President John F. Kennedy is one of only two U.S. presidents buried at Arlington National Cemetery in Virginia. President William H. Taft was buried at Arlington in 1930. Kennedy's life is celebrated daily at the cemetery by over 4-million visitors to his grave each year. It had been reported, at the time of Kennedy's assassination, that he would be buried in his hometown of Brookline, Massachusetts. But his widow Jacqueline Kennedy, stated simply: "He belongs to the people,' and the slain president was buried at the military cemetery outside Washington, D.C. The actual burial site at Arlington was chosen by the president's brother, Attorney General Robert F. Kennedy and approved by Mrs. Kennedy. The plot is on a slope below Arlington House, the Robert E. Lee Memorial mansion.
Mrs. Kennedy asked for an eternal flame, similar to that of the French Unknown Soldier in Paris. She and Robert Kennedy lit the propane fame with a torch at the end of funeral ceremonies on November 25, 1963. A few weeks later, two Kennedy children were reburied in Arlington alongside their father, an unnamed stillborn daughter, and Patrick Bouvier Kennedy who predeceased JFK by fifteen weeks. On May 23, 1994, Jacqueline Bouvier Kennedy Bouvier Onassis was buried next to President Kennedy.

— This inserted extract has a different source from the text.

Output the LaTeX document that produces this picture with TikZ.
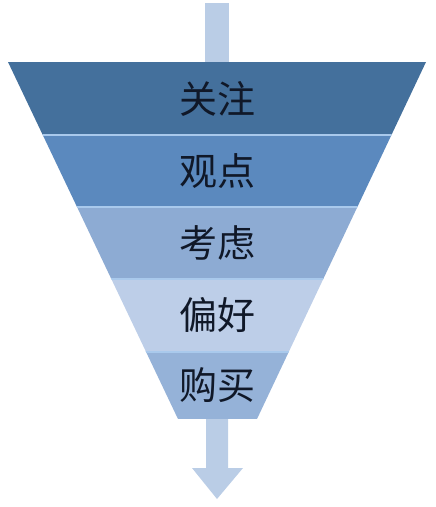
\documentclass[tikz,border=0pt]{standalone}
\usepackage{fontspec}
\newfontfamily\cjk{Noto Sans CJK SC}
\definecolor{bandA}{HTML}{44709C}
\definecolor{bandB}{HTML}{5B89BE}
\definecolor{bandC}{HTML}{8DABD3}
\definecolor{bandD}{HTML}{BDCEE8}
\definecolor{bandE}{HTML}{95B2D8}
\definecolor{flowblue}{HTML}{BACDE6}
\definecolor{sepblue}{HTML}{A9C9EC}
\definecolor{txtnavy}{HTML}{101828}
\begin{document}
\begin{tikzpicture}[x=1pt,y=-1pt, font=\cjk\fontsize{38}{44}\selectfont, line join=round]
			\useasboundingbox (0,0) rectangle (436,507);
			\fill[flowblue] (205,3) rectangle (229,62);
			\begin{scope}
				\clip (8,62)--(426,62)--(257,419)--(178,419)--cycle;
				\foreach \ytop/\ybot/\col in {62/135/bandA,135/207/bandB,207/279/bandC,279/352/bandD,352/419/bandE}
					\fill[\col] (0,\ytop) rectangle (436,\ybot);
				\foreach \y in {135,207,279,352}
					\draw[sepblue,line width=1.2pt] (0,\y)--(436,\y);
			\end{scope}
			\foreach \y/\name/\txt in {98.5/guanzhu/关注,171/guandian/观点,243/kaolv/考虑,315.5/pianhao/偏好,385.5/goumai/购买}
				\node[text=txtnavy,inner sep=0pt] (\name) at (217.5,\y) {\txt};
			\fill[flowblue] (206,419)--(228,419)--(228,468)--(243,468)--(217,499)--(192,468)--(206,468)--cycle;
	\end{tikzpicture}
\end{document}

The entire site is a total 3.2 acres, set aside by the government to honor President Kennedy. The grave area is paved with granite stones from Cape Cod, Massachusetts, where the Kennedy family has their ancestral summer home. The stones at Arlington were personally selected by Kennedy family members. Sedum and clover are planted in crevices between the stones, to simulate rocks lying naturally in a Massachusetts field. The eternal flame rises from a five-foot, flat circle of granite.
A special burner was designed with a constant electric spark which re-lights the natural gas flame if it is extinguished by rain, wind or accident. A tour of Arlington Cemetery is never complete without a stop at the grave site of this beloved U.S. president, who inspired an entire nation in the early 1960s.